[Start of Dataset section]

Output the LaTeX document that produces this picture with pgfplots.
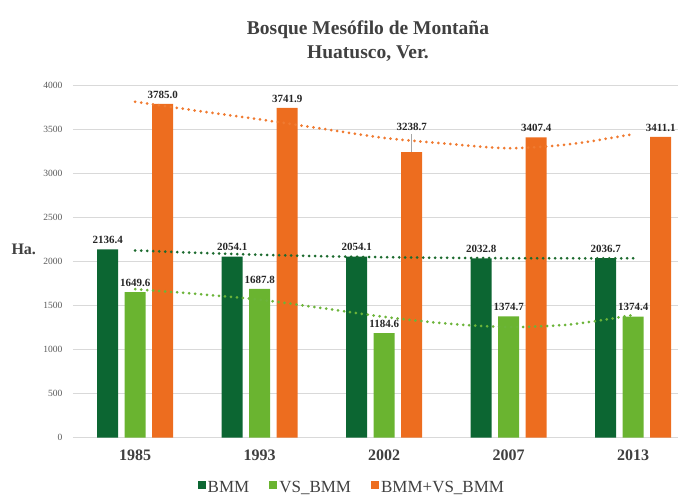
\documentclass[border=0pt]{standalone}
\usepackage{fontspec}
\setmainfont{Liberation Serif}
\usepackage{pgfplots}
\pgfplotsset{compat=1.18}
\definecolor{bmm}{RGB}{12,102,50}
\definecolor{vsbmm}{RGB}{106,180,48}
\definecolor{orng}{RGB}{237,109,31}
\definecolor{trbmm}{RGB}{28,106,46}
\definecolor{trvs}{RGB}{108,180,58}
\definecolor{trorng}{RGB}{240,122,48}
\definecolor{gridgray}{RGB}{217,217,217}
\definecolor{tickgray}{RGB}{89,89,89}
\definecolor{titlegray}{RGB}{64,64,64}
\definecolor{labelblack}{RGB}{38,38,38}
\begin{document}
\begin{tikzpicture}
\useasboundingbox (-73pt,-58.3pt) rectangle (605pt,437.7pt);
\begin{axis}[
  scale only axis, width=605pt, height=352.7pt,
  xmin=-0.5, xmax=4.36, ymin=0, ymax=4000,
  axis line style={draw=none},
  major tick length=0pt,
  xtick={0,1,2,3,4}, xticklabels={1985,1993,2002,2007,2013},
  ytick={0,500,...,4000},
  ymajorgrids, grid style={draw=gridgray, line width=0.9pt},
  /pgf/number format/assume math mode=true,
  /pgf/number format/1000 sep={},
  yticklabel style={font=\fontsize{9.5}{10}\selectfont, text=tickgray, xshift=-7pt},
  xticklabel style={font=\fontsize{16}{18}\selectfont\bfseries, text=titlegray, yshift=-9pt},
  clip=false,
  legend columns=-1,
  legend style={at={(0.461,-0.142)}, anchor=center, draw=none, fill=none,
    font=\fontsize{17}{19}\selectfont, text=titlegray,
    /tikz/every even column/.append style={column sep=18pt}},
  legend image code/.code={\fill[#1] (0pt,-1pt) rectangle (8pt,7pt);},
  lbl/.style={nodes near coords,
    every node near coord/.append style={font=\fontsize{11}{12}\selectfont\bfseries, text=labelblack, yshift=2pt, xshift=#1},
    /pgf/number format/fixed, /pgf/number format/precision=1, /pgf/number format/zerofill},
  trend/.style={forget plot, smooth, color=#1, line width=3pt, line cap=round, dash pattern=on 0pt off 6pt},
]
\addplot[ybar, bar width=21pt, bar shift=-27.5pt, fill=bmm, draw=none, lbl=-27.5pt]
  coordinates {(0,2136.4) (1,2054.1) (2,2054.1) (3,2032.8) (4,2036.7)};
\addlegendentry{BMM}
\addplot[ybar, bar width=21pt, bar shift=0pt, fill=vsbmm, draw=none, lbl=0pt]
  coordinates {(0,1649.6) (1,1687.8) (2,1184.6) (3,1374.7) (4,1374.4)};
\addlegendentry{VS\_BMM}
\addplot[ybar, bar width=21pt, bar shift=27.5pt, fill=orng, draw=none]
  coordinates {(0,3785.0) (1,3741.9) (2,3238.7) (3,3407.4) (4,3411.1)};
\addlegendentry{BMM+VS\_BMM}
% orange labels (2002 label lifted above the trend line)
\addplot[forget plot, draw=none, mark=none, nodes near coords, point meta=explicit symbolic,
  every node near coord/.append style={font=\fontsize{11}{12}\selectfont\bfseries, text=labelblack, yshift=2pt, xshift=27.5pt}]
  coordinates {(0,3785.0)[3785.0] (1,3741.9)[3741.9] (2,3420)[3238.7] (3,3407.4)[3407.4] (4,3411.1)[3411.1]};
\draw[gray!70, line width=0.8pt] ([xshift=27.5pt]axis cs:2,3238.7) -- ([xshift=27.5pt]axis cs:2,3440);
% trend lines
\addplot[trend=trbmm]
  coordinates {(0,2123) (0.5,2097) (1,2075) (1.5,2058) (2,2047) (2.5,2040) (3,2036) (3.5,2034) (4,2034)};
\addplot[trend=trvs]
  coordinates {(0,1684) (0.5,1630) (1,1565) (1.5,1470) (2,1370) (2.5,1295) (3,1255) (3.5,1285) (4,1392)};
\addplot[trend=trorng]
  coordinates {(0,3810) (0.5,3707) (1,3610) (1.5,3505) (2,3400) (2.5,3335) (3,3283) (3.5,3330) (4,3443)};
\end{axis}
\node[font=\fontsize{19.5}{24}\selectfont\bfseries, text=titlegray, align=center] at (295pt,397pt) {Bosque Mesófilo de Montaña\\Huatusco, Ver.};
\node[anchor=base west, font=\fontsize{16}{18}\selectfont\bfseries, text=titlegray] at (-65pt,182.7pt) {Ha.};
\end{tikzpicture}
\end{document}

[End of Dataset section]

§ What you have to do: Restate the full listing verbatim and drop every picture.

§ Written solution:
Output the LaTeX document that produces this picture with pgfplots.
\documentclass[border=0pt]{standalone}
\usepackage{fontspec}
\setmainfont{Liberation Serif}
\usepackage{pgfplots}
\pgfplotsset{compat=1.18}
\definecolor{bmm}{RGB}{12,102,50}
\definecolor{vsbmm}{RGB}{106,180,48}
\definecolor{orng}{RGB}{237,109,31}
\definecolor{trbmm}{RGB}{28,106,46}
\definecolor{trvs}{RGB}{108,180,58}
\definecolor{trorng}{RGB}{240,122,48}
\definecolor{gridgray}{RGB}{217,217,217}
\definecolor{tickgray}{RGB}{89,89,89}
\definecolor{titlegray}{RGB}{64,64,64}
\definecolor{labelblack}{RGB}{38,38,38}
\begin{document}
\begin{tikzpicture}
\useasboundingbox (-73pt,-58.3pt) rectangle (605pt,437.7pt);
\begin{axis}[
  scale only axis, width=605pt, height=352.7pt,
  xmin=-0.5, xmax=4.36, ymin=0, ymax=4000,
  axis line style={draw=none},
  major tick length=0pt,
  xtick={0,1,2,3,4}, xticklabels={1985,1993,2002,2007,2013},
  ytick={0,500,...,4000},
  ymajorgrids, grid style={draw=gridgray, line width=0.9pt},
  /pgf/number format/assume math mode=true,
  /pgf/number format/1000 sep={},
  yticklabel style={font=\fontsize{9.5}{10}\selectfont, text=tickgray, xshift=-7pt},
  xticklabel style={font=\fontsize{16}{18}\selectfont\bfseries, text=titlegray, yshift=-9pt},
  clip=false,
  legend columns=-1,
  legend style={at={(0.461,-0.142)}, anchor=center, draw=none, fill=none,
    font=\fontsize{17}{19}\selectfont, text=titlegray,
    /tikz/every even column/.append style={column sep=18pt}},
  legend image code/.code={\fill[#1] (0pt,-1pt) rectangle (8pt,7pt);},
  lbl/.style={nodes near coords,
    every node near coord/.append style={font=\fontsize{11}{12}\selectfont\bfseries, text=labelblack, yshift=2pt, xshift=#1},
    /pgf/number format/fixed, /pgf/number format/precision=1, /pgf/number format/zerofill},
  trend/.style={forget plot, smooth, color=#1, line width=3pt, line cap=round, dash pattern=on 0pt off 6pt},
]
\addplot[ybar, bar width=21pt, bar shift=-27.5pt, fill=bmm, draw=none, lbl=-27.5pt]
  coordinates {(0,2136.4) (1,2054.1) (2,2054.1) (3,2032.8) (4,2036.7)};
\addlegendentry{BMM}
\addplot[ybar, bar width=21pt, bar shift=0pt, fill=vsbmm, draw=none, lbl=0pt]
  coordinates {(0,1649.6) (1,1687.8) (2,1184.6) (3,1374.7) (4,1374.4)};
\addlegendentry{VS\_BMM}
\addplot[ybar, bar width=21pt, bar shift=27.5pt, fill=orng, draw=none]
  coordinates {(0,3785.0) (1,3741.9) (2,3238.7) (3,3407.4) (4,3411.1)};
\addlegendentry{BMM+VS\_BMM}
% orange labels (2002 label lifted above the trend line)
\addplot[forget plot, draw=none, mark=none, nodes near coords, point meta=explicit symbolic,
  every node near coord/.append style={font=\fontsize{11}{12}\selectfont\bfseries, text=labelblack, yshift=2pt, xshift=27.5pt}]
  coordinates {(0,3785.0)[3785.0] (1,3741.9)[3741.9] (2,3420)[3238.7] (3,3407.4)[3407.4] (4,3411.1)[3411.1]};
\draw[gray!70, line width=0.8pt] ([xshift=27.5pt]axis cs:2,3238.7) -- ([xshift=27.5pt]axis cs:2,3440);
% trend lines
\addplot[trend=trbmm]
  coordinates {(0,2123) (0.5,2097) (1,2075) (1.5,2058) (2,2047) (2.5,2040) (3,2036) (3.5,2034) (4,2034)};
\addplot[trend=trvs]
  coordinates {(0,1684) (0.5,1630) (1,1565) (1.5,1470) (2,1370) (2.5,1295) (3,1255) (3.5,1285) (4,1392)};
\addplot[trend=trorng]
  coordinates {(0,3810) (0.5,3707) (1,3610) (1.5,3505) (2,3400) (2.5,3335) (3,3283) (3.5,3330) (4,3443)};
\end{axis}
\node[font=\fontsize{19.5}{24}\selectfont\bfseries, text=titlegray, align=center] at (295pt,397pt) {Bosque Mesófilo de Montaña\\Huatusco, Ver.};
\node[anchor=base west, font=\fontsize{16}{18}\selectfont\bfseries, text=titlegray] at (-65pt,182.7pt) {Ha.};
\end{tikzpicture}
\end{document}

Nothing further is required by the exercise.